- Born: Yukiko Fujiwara (藤原幸子) May 28, 1962 Yokohama, Kanagawa Prefecture
- Died: January 31, 2005 (aged 42) Yokohama, Kanagawa Prefecture
- Notable work: Sweet Spot, Ojodan, Wild Q

= Yutsuko Chūsonji =

Japanese manga artist

Yutsuko Chūsonji (中尊寺ゆつこ, Chūsonji Yutsuko) was the pen name of Japanese manga artist Yukiko Kobayashi (小林 幸子).

==Early life and career==
Chūsonji was born on May 28, 1962, in Yokohama, Kanagawa Prefecture. She began drawing manga while in elementary school, and worked as a child model in elementary school and middle school. She took a year off after graduating from the faculty of law at Komazawa University, and developed an interest in golf. She began her career in manga in 1987, winning a rookie award from the manga magazines Business Jump and Manga Action in 1987.
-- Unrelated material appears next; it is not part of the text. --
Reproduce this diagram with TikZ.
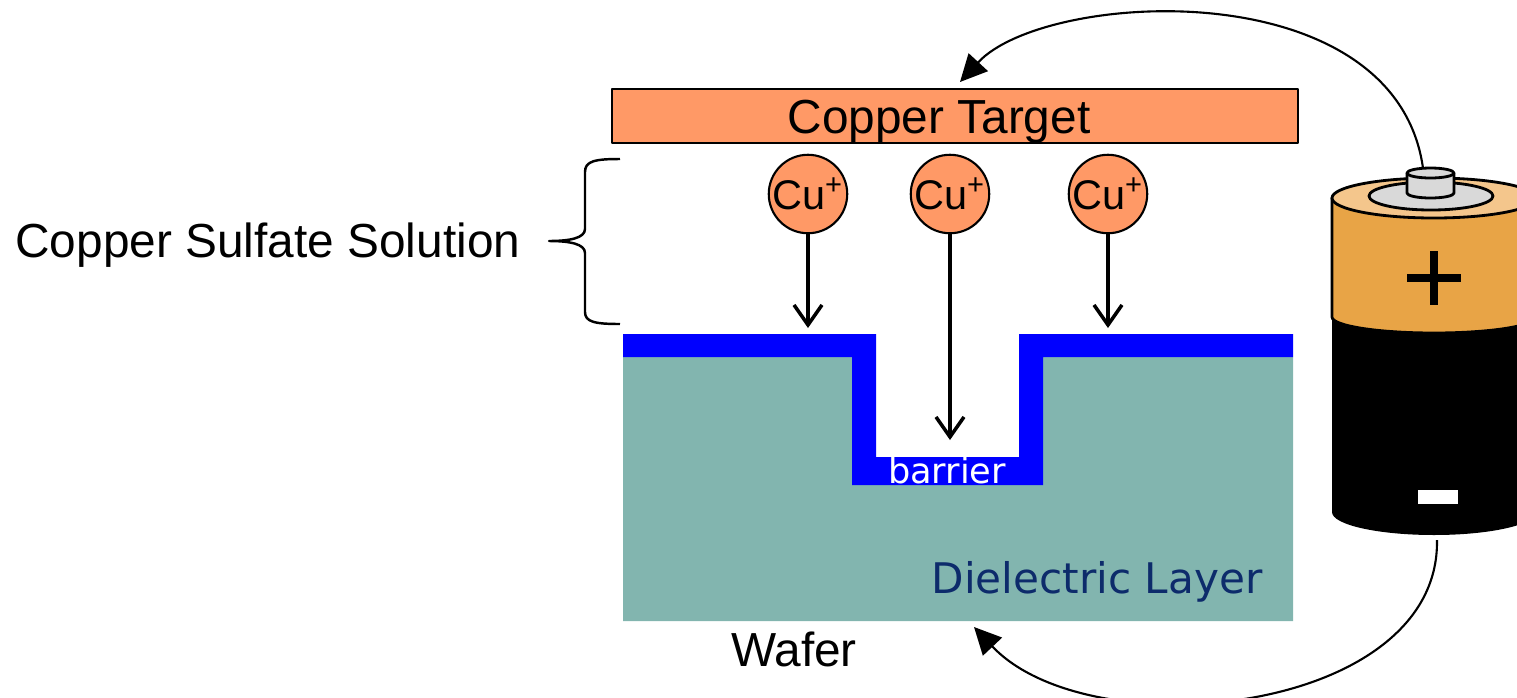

Chūsonji's manga addressed themes of business, politics, and culture, typically in the context of the Japanese bubble era of the late 1980s and early 1990s. Her 1989 manga series Ojodan, first published in 1989, went on to sell over 200,000 copies. That same year she serialized Sweet Spot, a comedy about an office lady (OL) interested in golf, in the magazine SPA!. Sweet Spot coined the term oyaji gal (オヤジギャル), a term used to describe young businesswomen who have the interests and hobbies of middle-aged businessmen, such as golf and horse betting.

In the mid-1990s Chūsonji moved to New York City where she wrote the manga series Wild Q, which follows two Japanese men who travel to Brooklyn to learn about hip-hop. The series, serialized in the men's magazine Popeye, was criticized by the Japanese hip hop community for portraying Japanese hip-hop enthusiasts as ignorant. In response, Chūsonji altered her portrayal of Japanese characters in Wild Q and helped finance Hip-Hop Night Flight, the first successful Japanese hip-hop radio show.

==Personal life and death==
Chūsonji was married to writer and translator Masaaki Kobayashi, with whom she had a son and a daughter. In August 2004, Chūsonji was diagnosed with colorectal cancer and died on January 31, 2005, at the age of 42 to complications from the disease.